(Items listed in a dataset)
———
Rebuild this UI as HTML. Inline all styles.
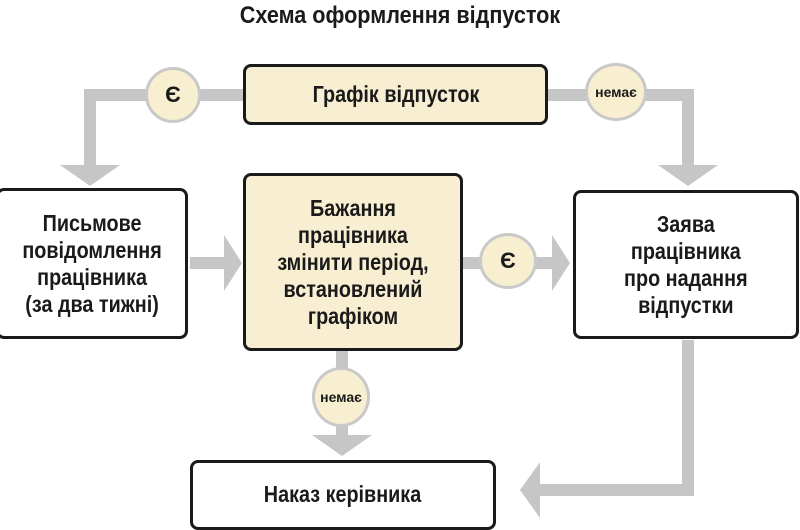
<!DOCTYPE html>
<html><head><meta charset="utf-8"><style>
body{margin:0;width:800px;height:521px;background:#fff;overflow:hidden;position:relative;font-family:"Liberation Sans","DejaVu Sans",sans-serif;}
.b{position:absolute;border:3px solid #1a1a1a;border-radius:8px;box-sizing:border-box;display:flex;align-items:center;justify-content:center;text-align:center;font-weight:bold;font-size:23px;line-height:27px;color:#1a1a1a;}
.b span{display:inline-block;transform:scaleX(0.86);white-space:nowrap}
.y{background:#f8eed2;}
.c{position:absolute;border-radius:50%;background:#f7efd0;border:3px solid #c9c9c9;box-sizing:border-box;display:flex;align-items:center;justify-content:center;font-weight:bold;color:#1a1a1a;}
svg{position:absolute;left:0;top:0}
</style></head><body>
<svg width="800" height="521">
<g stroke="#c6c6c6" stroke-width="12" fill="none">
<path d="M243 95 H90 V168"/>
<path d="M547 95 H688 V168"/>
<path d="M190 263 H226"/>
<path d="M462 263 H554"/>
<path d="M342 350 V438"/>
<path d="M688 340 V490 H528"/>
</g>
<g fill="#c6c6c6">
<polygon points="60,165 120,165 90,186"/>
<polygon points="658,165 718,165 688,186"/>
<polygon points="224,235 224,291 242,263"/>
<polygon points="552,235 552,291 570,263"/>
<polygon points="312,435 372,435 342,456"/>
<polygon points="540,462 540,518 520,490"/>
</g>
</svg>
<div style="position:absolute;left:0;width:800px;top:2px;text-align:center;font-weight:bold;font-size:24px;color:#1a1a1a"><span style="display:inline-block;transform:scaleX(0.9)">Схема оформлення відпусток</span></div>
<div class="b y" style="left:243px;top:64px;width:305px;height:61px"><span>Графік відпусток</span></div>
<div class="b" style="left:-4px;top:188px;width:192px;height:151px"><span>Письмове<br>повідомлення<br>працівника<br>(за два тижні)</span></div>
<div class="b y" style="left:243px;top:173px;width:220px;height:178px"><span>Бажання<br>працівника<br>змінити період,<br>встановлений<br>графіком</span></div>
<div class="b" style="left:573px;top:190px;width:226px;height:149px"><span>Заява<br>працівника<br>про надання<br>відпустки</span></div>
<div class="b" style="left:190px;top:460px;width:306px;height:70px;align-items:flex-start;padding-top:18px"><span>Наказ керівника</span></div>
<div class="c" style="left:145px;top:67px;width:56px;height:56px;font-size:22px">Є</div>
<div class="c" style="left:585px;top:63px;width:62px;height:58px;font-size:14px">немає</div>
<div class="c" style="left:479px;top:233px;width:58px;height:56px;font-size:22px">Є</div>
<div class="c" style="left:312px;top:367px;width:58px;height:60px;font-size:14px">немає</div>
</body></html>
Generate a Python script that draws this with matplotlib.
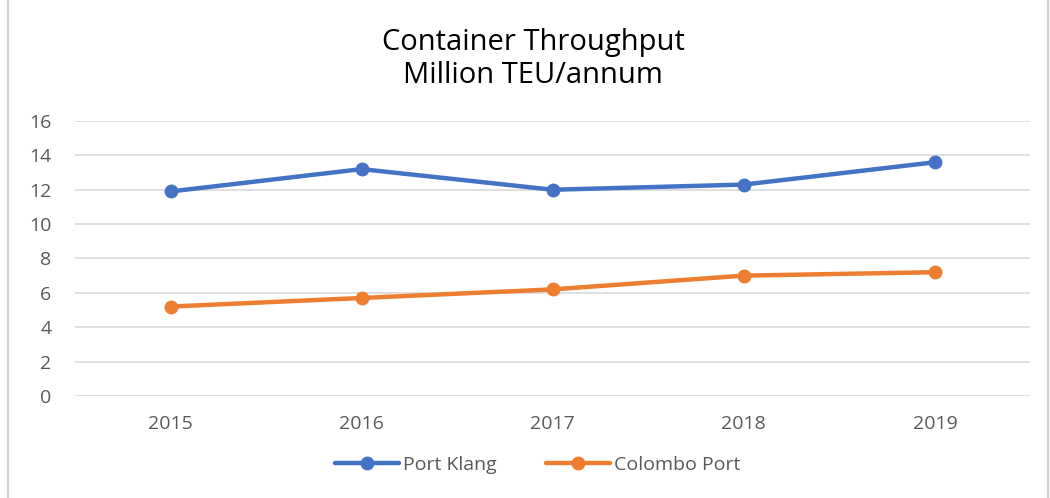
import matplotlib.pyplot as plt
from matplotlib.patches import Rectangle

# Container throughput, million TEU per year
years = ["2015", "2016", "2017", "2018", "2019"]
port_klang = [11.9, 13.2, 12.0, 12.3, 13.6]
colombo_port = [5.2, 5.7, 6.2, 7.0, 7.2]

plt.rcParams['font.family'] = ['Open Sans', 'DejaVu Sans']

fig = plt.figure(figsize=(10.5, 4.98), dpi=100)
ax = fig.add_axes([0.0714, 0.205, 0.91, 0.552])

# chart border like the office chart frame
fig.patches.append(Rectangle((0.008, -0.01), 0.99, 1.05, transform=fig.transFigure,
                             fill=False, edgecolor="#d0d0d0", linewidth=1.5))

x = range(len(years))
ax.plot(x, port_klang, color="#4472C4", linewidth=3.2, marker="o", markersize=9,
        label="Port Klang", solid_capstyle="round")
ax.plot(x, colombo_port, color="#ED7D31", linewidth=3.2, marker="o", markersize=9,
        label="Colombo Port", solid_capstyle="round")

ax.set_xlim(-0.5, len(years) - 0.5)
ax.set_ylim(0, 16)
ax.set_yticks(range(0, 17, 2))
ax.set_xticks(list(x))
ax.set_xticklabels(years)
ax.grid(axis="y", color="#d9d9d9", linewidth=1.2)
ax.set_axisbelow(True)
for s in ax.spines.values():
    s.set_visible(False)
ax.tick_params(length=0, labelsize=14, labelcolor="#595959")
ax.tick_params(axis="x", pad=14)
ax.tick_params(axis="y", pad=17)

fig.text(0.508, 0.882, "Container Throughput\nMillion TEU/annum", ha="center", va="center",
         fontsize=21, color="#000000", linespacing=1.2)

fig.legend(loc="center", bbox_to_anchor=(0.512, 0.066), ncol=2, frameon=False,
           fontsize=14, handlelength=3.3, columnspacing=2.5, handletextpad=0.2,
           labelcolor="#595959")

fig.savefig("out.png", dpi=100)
———
### Exercise description
Extract, from the material above, each line holding the word "matplotlib".

### The output
Generate a Python script that draws this with matplotlib.
import matplotlib.pyplot as plt
from matplotlib.patches import Rectangle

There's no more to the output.